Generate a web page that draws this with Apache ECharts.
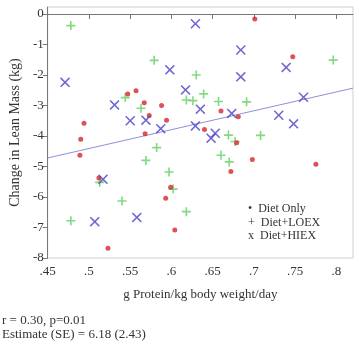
<!DOCTYPE html>
<html>
<head>
<meta charset="utf-8">
<script src="https://cdn.jsdelivr.net/npm/echarts@6/dist/echarts.min.js"></script>
<style>
  html, body { margin: 0; padding: 0; background: #fff; }
  #chart { width: 359px; height: 347px; }
</style>
</head>
<body>
<div id="chart"></div>
<script>
// values: [g protein/kg/day, change in lean mass (kg)]
var dietOnly = [
  [0.490, -4.11], [0.489, -4.63], [0.494, -3.58], [0.512, -5.38], [0.523, -7.68],
  [0.547, -2.62], [0.557, -2.52], [0.567, -2.91], [0.568, -3.93], [0.573, -3.33],
  [0.588, -3.00], [0.594, -3.48], [0.599, -5.68], [0.593, -6.04], [0.604, -7.08],
  [0.640, -3.79], [0.660, -3.18], [0.681, -3.37], [0.679, -4.22], [0.672, -5.16],
  [0.698, -4.77], [0.701, -0.16], [0.747, -1.40], [0.775, -4.93]
]
var dietLoex = [
  [0.478, -0.38], [0.478, -6.78], [0.513, -5.52], [0.540, -6.13], [0.544, -2.74],
  [0.563, -3.09], [0.569, -4.80], [0.579, -1.52], [0.582, -4.38], [0.597, -5.18],
  [0.602, -5.74], [0.618, -6.48], [0.618, -2.82], [0.626, -2.84], [0.630, -2.00],
  [0.639, -2.62], [0.657, -2.87], [0.669, -3.97], [0.677, -4.18], [0.660, -4.63],
  [0.670, -4.85], [0.691, -2.88], [0.708, -3.98], [0.796, -1.51]
]
var dietHiex = [
  [0.471, -2.24], [0.517, -5.42], [0.507, -6.81], [0.558, -6.67], [0.531, -2.98],
  [0.550, -3.50], [0.569, -3.48], [0.587, -3.76], [0.598, -1.83], [0.617, -2.49],
  [0.629, -0.32], [0.635, -3.12], [0.629, -3.67], [0.653, -3.91], [0.648, -4.07],
  [0.673, -3.26], [0.684, -1.18], [0.684, -2.06], [0.739, -1.75], [0.760, -2.73],
  [0.730, -3.32], [0.748, -3.60]
]
// fitted line, ends read at the plot edges
var fitLine = [[0.45, -4.72], [0.82, -2.43]]

var xTicks = [0.45, 0.5, 0.55, 0.6, 0.65, 0.7, 0.75, 0.8]
var yTicks = [0, -1, -2, -3, -4, -5, -6, -7, -8]
var legendLabels = ['\u2022  Diet Only', '+  Diet+LOEX', 'x  Diet+HIEX']
var statsLines = ['r = 0.30, p=0.01', 'Estimate (SE) = 6.18 (2.43)']

var serif = '"Liberation Serif", "DejaVu Serif", serif'
var plusPath = 'path://M4.1,0h1.8v4.1h4.1v1.8h-4.1v4.1h-1.8v-4.1h-4.1v-1.8h4.1z'
var crossPath = 'path://M0,1.1L1.1,0L5,3.9L8.9,0L10,1.1L6.1,5L10,8.9L8.9,10L5,6.1L1.1,10L0,8.9L3.9,5Z'

var chart = echarts.init(document.getElementById('chart'))

var legendItems = legendLabels.map(function(t, i) {
  return {
    type: 'text',
    left: 248,
    top: 203 + i * 13.5,
    style: { text: t, font: '12px ' + serif, fill: '#333' }
  }
})
var statsItems = statsLines.map(function(t, i) {
  return {
    type: 'text',
    left: 2,
    top: 314 + i * 14,
    style: { text: t, font: '13px ' + serif, fill: '#333' }
  }
})

chart.setOption({
  animation: false,
  backgroundColor: '#fff',
  grid: {
    left: 42,
    right: 6,
    top: 7,
    bottom: 89,
    show: true,
    borderColor: '#cfcfcf',
    borderWidth: 1
  },
  xAxis: {
    type: 'value',
    min: 0.45,
    max: 0.82,
    name: 'g Protein/kg body weight/day',
    nameLocation: 'middle',
    nameGap: 30,
    nameTextStyle: { fontFamily: serif, fontSize: 13, color: '#333' },
    axisLine: { lineStyle: { color: '#777' } },
    axisTick: { length: 5, customValues: xTicks, lineStyle: { color: '#777' } },
    axisLabel: {
      customValues: xTicks,
      margin: 7,
      fontFamily: serif,
      fontSize: 13,
      color: '#333',
      formatter: function(v) {
        return String(+v.toFixed(2)).replace(/^0/, '')
      }
    },
    splitLine: { show: false }
  },
  yAxis: {
    type: 'value',
    min: -8,
    max: 0.23,
    name: 'Change in Lean Mass (kg)',
    nameLocation: 'middle',
    nameGap: 22,
    nameTextStyle: { fontFamily: serif, fontSize: 14, color: '#333' },
    axisLine: { show: true, lineStyle: { color: '#777' } },
    axisTick: { show: true, length: 5, customValues: yTicks, lineStyle: { color: '#777' } },
    axisLabel: {
      customValues: yTicks,
      margin: 4,
      fontFamily: serif,
      fontSize: 13,
      color: '#333'
    },
    splitLine: { show: false }
  },
  graphic: legendItems.concat(statsItems),
  series: [
    {
      name: 'fit',
      type: 'line',
      data: fitLine,
      symbol: 'none',
      lineStyle: { color: '#8f8fdc', width: 1 },
      z: 1
    },
    {
      name: 'Diet Only',
      type: 'scatter',
      data: dietOnly,
      symbol: 'circle',
      symbolSize: 5,
      itemStyle: { color: '#d8262b' },
      z: 3
    },
    {
      name: 'Diet+LOEX',
      type: 'scatter',
      data: dietLoex,
      symbol: plusPath,
      symbolSize: 9,
      itemStyle: { color: '#63d063' },
      z: 2
    },
    {
      name: 'Diet+HIEX',
      type: 'scatter',
      data: dietHiex,
      symbol: crossPath,
      symbolSize: 10,
      itemStyle: { color: '#4a42c4' },
      z: 4
    }
  ]
})
</script>
</body>
</html>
* * * * * * * * *
-- PROMPT --
Copy the material exactly. Do not include the pictures.

-- COMPLETE ANSWER --
Generate a web page that draws this with Apache ECharts.
<!DOCTYPE html>
<html>
<head>
<meta charset="utf-8">
<script src="https://cdn.jsdelivr.net/npm/echarts@6/dist/echarts.min.js"></script>
<style>
  html, body { margin: 0; padding: 0; background: #fff; }
  #chart { width: 359px; height: 347px; }
</style>
</head>
<body>
<div id="chart"></div>
<script>
// values: [g protein/kg/day, change in lean mass (kg)]
var dietOnly = [
  [0.490, -4.11], [0.489, -4.63], [0.494, -3.58], [0.512, -5.38], [0.523, -7.68],
  [0.547, -2.62], [0.557, -2.52], [0.567, -2.91], [0.568, -3.93], [0.573, -3.33],
  [0.588, -3.00], [0.594, -3.48], [0.599, -5.68], [0.593, -6.04], [0.604, -7.08],
  [0.640, -3.79], [0.660, -3.18], [0.681, -3.37], [0.679, -4.22], [0.672, -5.16],
  [0.698, -4.77], [0.701, -0.16], [0.747, -1.40], [0.775, -4.93]
]
var dietLoex = [
  [0.478, -0.38], [0.478, -6.78], [0.513, -5.52], [0.540, -6.13], [0.544, -2.74],
  [0.563, -3.09], [0.569, -4.80], [0.579, -1.52], [0.582, -4.38], [0.597, -5.18],
  [0.602, -5.74], [0.618, -6.48], [0.618, -2.82], [0.626, -2.84], [0.630, -2.00],
  [0.639, -2.62], [0.657, -2.87], [0.669, -3.97], [0.677, -4.18], [0.660, -4.63],
  [0.670, -4.85], [0.691, -2.88], [0.708, -3.98], [0.796, -1.51]
]
var dietHiex = [
  [0.471, -2.24], [0.517, -5.42], [0.507, -6.81], [0.558, -6.67], [0.531, -2.98],
  [0.550, -3.50], [0.569, -3.48], [0.587, -3.76], [0.598, -1.83], [0.617, -2.49],
  [0.629, -0.32], [0.635, -3.12], [0.629, -3.67], [0.653, -3.91], [0.648, -4.07],
  [0.673, -3.26], [0.684, -1.18], [0.684, -2.06], [0.739, -1.75], [0.760, -2.73],
  [0.730, -3.32], [0.748, -3.60]
]
// fitted line, ends read at the plot edges
var fitLine = [[0.45, -4.72], [0.82, -2.43]]

var xTicks = [0.45, 0.5, 0.55, 0.6, 0.65, 0.7, 0.75, 0.8]
var yTicks = [0, -1, -2, -3, -4, -5, -6, -7, -8]
var legendLabels = ['\u2022  Diet Only', '+  Diet+LOEX', 'x  Diet+HIEX']
var statsLines = ['r = 0.30, p=0.01', 'Estimate (SE) = 6.18 (2.43)']

var serif = '"Liberation Serif", "DejaVu Serif", serif'
var plusPath = 'path://M4.1,0h1.8v4.1h4.1v1.8h-4.1v4.1h-1.8v-4.1h-4.1v-1.8h4.1z'
var crossPath = 'path://M0,1.1L1.1,0L5,3.9L8.9,0L10,1.1L6.1,5L10,8.9L8.9,10L5,6.1L1.1,10L0,8.9L3.9,5Z'

var chart = echarts.init(document.getElementById('chart'))

var legendItems = legendLabels.map(function(t, i) {
  return {
    type: 'text',
    left: 248,
    top: 203 + i * 13.5,
    style: { text: t, font: '12px ' + serif, fill: '#333' }
  }
})
var statsItems = statsLines.map(function(t, i) {
  return {
    type: 'text',
    left: 2,
    top: 314 + i * 14,
    style: { text: t, font: '13px ' + serif, fill: '#333' }
  }
})

chart.setOption({
  animation: false,
  backgroundColor: '#fff',
  grid: {
    left: 42,
    right: 6,
    top: 7,
    bottom: 89,
    show: true,
    borderColor: '#cfcfcf',
    borderWidth: 1
  },
  xAxis: {
    type: 'value',
    min: 0.45,
    max: 0.82,
    name: 'g Protein/kg body weight/day',
    nameLocation: 'middle',
    nameGap: 30,
    nameTextStyle: { fontFamily: serif, fontSize: 13, color: '#333' },
    axisLine: { lineStyle: { color: '#777' } },
    axisTick: { length: 5, customValues: xTicks, lineStyle: { color: '#777' } },
    axisLabel: {
      customValues: xTicks,
      margin: 7,
      fontFamily: serif,
      fontSize: 13,
      color: '#333',
      formatter: function(v) {
        return String(+v.toFixed(2)).replace(/^0/, '')
      }
    },
    splitLine: { show: false }
  },
  yAxis: {
    type: 'value',
    min: -8,
    max: 0.23,
    name: 'Change in Lean Mass (kg)',
    nameLocation: 'middle',
    nameGap: 22,
    nameTextStyle: { fontFamily: serif, fontSize: 14, color: '#333' },
    axisLine: { show: true, lineStyle: { color: '#777' } },
    axisTick: { show: true, length: 5, customValues: yTicks, lineStyle: { color: '#777' } },
    axisLabel: {
      customValues: yTicks,
      margin: 4,
      fontFamily: serif,
      fontSize: 13,
      color: '#333'
    },
    splitLine: { show: false }
  },
  graphic: legendItems.concat(statsItems),
  series: [
    {
      name: 'fit',
      type: 'line',
      data: fitLine,
      symbol: 'none',
      lineStyle: { color: '#8f8fdc', width: 1 },
      z: 1
    },
    {
      name: 'Diet Only',
      type: 'scatter',
      data: dietOnly,
      symbol: 'circle',
      symbolSize: 5,
      itemStyle: { color: '#d8262b' },
      z: 3
    },
    {
      name: 'Diet+LOEX',
      type: 'scatter',
      data: dietLoex,
      symbol: plusPath,
      symbolSize: 9,
      itemStyle: { color: '#63d063' },
      z: 2
    },
    {
      name: 'Diet+HIEX',
      type: 'scatter',
      data: dietHiex,
      symbol: crossPath,
      symbolSize: 10,
      itemStyle: { color: '#4a42c4' },
      z: 4
    }
  ]
})
</script>
</body>
</html>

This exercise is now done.